- Data lines
"""

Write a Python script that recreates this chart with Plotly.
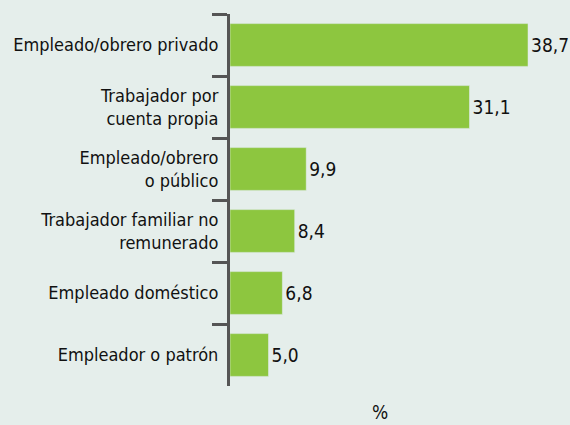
import plotly.graph_objects as go

categorias = [
    'Empleado/obrero privado',
    'Trabajador por<br>cuenta propia',
    'Empleado/obrero<br>o público',
    'Trabajador familiar no<br>remunerado',
    'Empleado doméstico',
    'Empleador o patrón',
]
valores = [38.7, 31.1, 9.9, 8.4, 6.8, 5.0]
etiquetas = [f'{v:.1f}'.replace('.', ',') for v in valores]

fuente = 'Liberation Sans Narrow, DejaVu Sans Condensed, Arial Narrow, sans-serif'

fig = go.Figure()

fig.add_trace(go.Bar(
    x=valores,
    y=categorias,
    orientation='h',
    marker_color='#8dc63f',
    text=etiquetas,
    textposition='outside',
    textfont=dict(family=fuente, size=19, color='#111111'),
    cliponaxis=False,
    hoverinfo='skip',
))

fig.update_layout(
    width=570,
    height=425,
    margin=dict(l=230, r=5, t=14, b=39),
    paper_bgcolor='#e5eeeb',
    plot_bgcolor='#e5eeeb',
    bargap=0.31,
    showlegend=False,
    font=dict(family=fuente, size=18, color='#111111'),
    annotations=[dict(
        text='%', x=(380 - 230) / 335, xref='paper', y=-0.07, yref='paper',
        xanchor='center', yanchor='middle',
        showarrow=False, font=dict(family=fuente, size=19, color='#111111'),
    )],
)

fig.update_xaxes(range=[0, 43.5], visible=False)
fig.update_yaxes(
    autorange='reversed',
    showline=True,
    linecolor='#555555',
    linewidth=3,
    ticks='outside',
    tickson='boundaries',
    ticklen=15,
    tickwidth=3,
    tickcolor='#555555',
    ticklabelstandoff=5,
    showgrid=False,
    tickfont=dict(family=fuente, size=18, color='#111111'),
)

fig.write_html('out.html', config={'displayModeBar': False},
               post_script="document.body.style.margin='0';")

"""

Repeat the material above verbatim. Leave the pictures behind.

- Written answer
Write a Python script that recreates this chart with Plotly.
import plotly.graph_objects as go

categorias = [
    'Empleado/obrero privado',
    'Trabajador por<br>cuenta propia',
    'Empleado/obrero<br>o público',
    'Trabajador familiar no<br>remunerado',
    'Empleado doméstico',
    'Empleador o patrón',
]
valores = [38.7, 31.1, 9.9, 8.4, 6.8, 5.0]
etiquetas = [f'{v:.1f}'.replace('.', ',') for v in valores]

fuente = 'Liberation Sans Narrow, DejaVu Sans Condensed, Arial Narrow, sans-serif'

fig = go.Figure()

fig.add_trace(go.Bar(
    x=valores,
    y=categorias,
    orientation='h',
    marker_color='#8dc63f',
    text=etiquetas,
    textposition='outside',
    textfont=dict(family=fuente, size=19, color='#111111'),
    cliponaxis=False,
    hoverinfo='skip',
))

fig.update_layout(
    width=570,
    height=425,
    margin=dict(l=230, r=5, t=14, b=39),
    paper_bgcolor='#e5eeeb',
    plot_bgcolor='#e5eeeb',
    bargap=0.31,
    showlegend=False,
    font=dict(family=fuente, size=18, color='#111111'),
    annotations=[dict(
        text='%', x=(380 - 230) / 335, xref='paper', y=-0.07, yref='paper',
        xanchor='center', yanchor='middle',
        showarrow=False, font=dict(family=fuente, size=19, color='#111111'),
    )],
)

fig.update_xaxes(range=[0, 43.5], visible=False)
fig.update_yaxes(
    autorange='reversed',
    showline=True,
    linecolor='#555555',
    linewidth=3,
    ticks='outside',
    tickson='boundaries',
    ticklen=15,
    tickwidth=3,
    tickcolor='#555555',
    ticklabelstandoff=5,
    showgrid=False,
    tickfont=dict(family=fuente, size=18, color='#111111'),
)

fig.write_html('out.html', config={'displayModeBar': False},
               post_script="document.body.style.margin='0';")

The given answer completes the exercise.